As 2008 draws to a close, the record in sport shows that Indians continue to do better in individual sports than in team events. The two world champions of the year (Viswanathan Anand in chess and Abhinav Bindra in shooting) have both specialised in events that have to do with long hours of lonely preparatory work by yourself, even if you have the help of coaches and seconds. The bronze medals that the country won in the Beijing Olympics were in wrestling and boxing, where too it is a matter of individual skill and determination. The country’s brightest new sporting promise, Saina Nehwal, has broken into the Top 10 rankings in badminton singles, while Jeev Milkha Singh in golf has had a great year too, winning titles and lots of prize money. In the world billiards championship, there were no fewer than four Indians at the quarter-final stage, while Geet Sethi made it to the finals. In seven different individual sports, therefore, Indians have come up trumps this year.

 

In comparison, the only team sport in which the country has done well during the year is, of course, cricket. With the national team having got the better of both Australia and England in recent months, and improved its ranking as a Test team to No. 2, and having also won the inaugural T20 world championship last year, India’s cricketers have shown that they can function as a team—though it might be legitimate to offer the rider that even as it is a team sport, cricket is essentially a battle between bat and ball, between one batsman and one bowler at a time. It therefore retains some of the key characteristics of individual sports—with the plethora of statistics for each player underlining the point.
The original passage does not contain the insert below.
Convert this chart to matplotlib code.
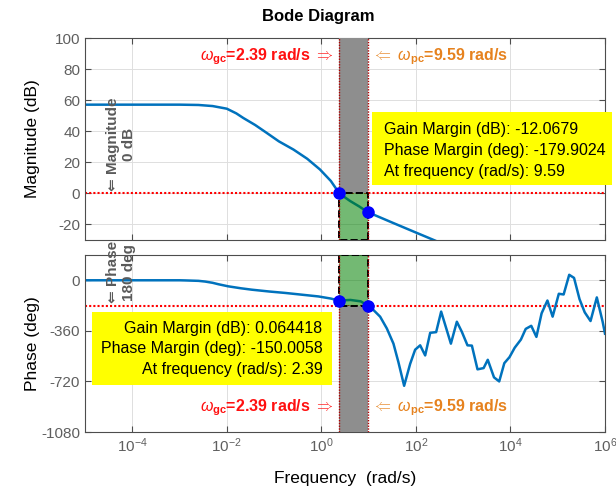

As for other team sports (football, field hockey, basketball, volleyball), India steadfastly refuses to make a mark. It is not that there has been no effort—companies have sponsored football teams and set up football academies, and a new national tournament structure has been put in place. The game also attracts strong fan following in quite a few states. Yet, India has no footballer of international stature, with the possible exception of Baichung Bhutia, and in the football world he is certainly second grade. It is possible that the problem is not with players who may or may not know how to function as a team, but with the people who run the organisations that have taken charge of these sports. Mr Gill’s disastrous record at the hockey federation is clear to everyone, and anyone with an iota of recognition of what is owed to the nation would have stepped down by now. Many of the other sports bodies are no better—recall the scandalous case of a player being asked to pay a bribe in order to get into the team. With politicians and civil servants dominating most sports bodies at state and national level, the commitment to developing these sports is clearly not there. Otherwise, the Indian hockey team would not have been missing at the Olympics for the first time since it became an Olympic sport eight decades ago.

In short, India’s sports bodies need a thorough spring cleaning. That does not and should not mean government control. All that these organisations need is a committed core group of people who want to contribute to the game, and ex-players who will bring their own perspective to the issues discussed. Without corrective action on this front, the country will continue to see an absence of champions in team events, while the Anands and Bindras circle the globe.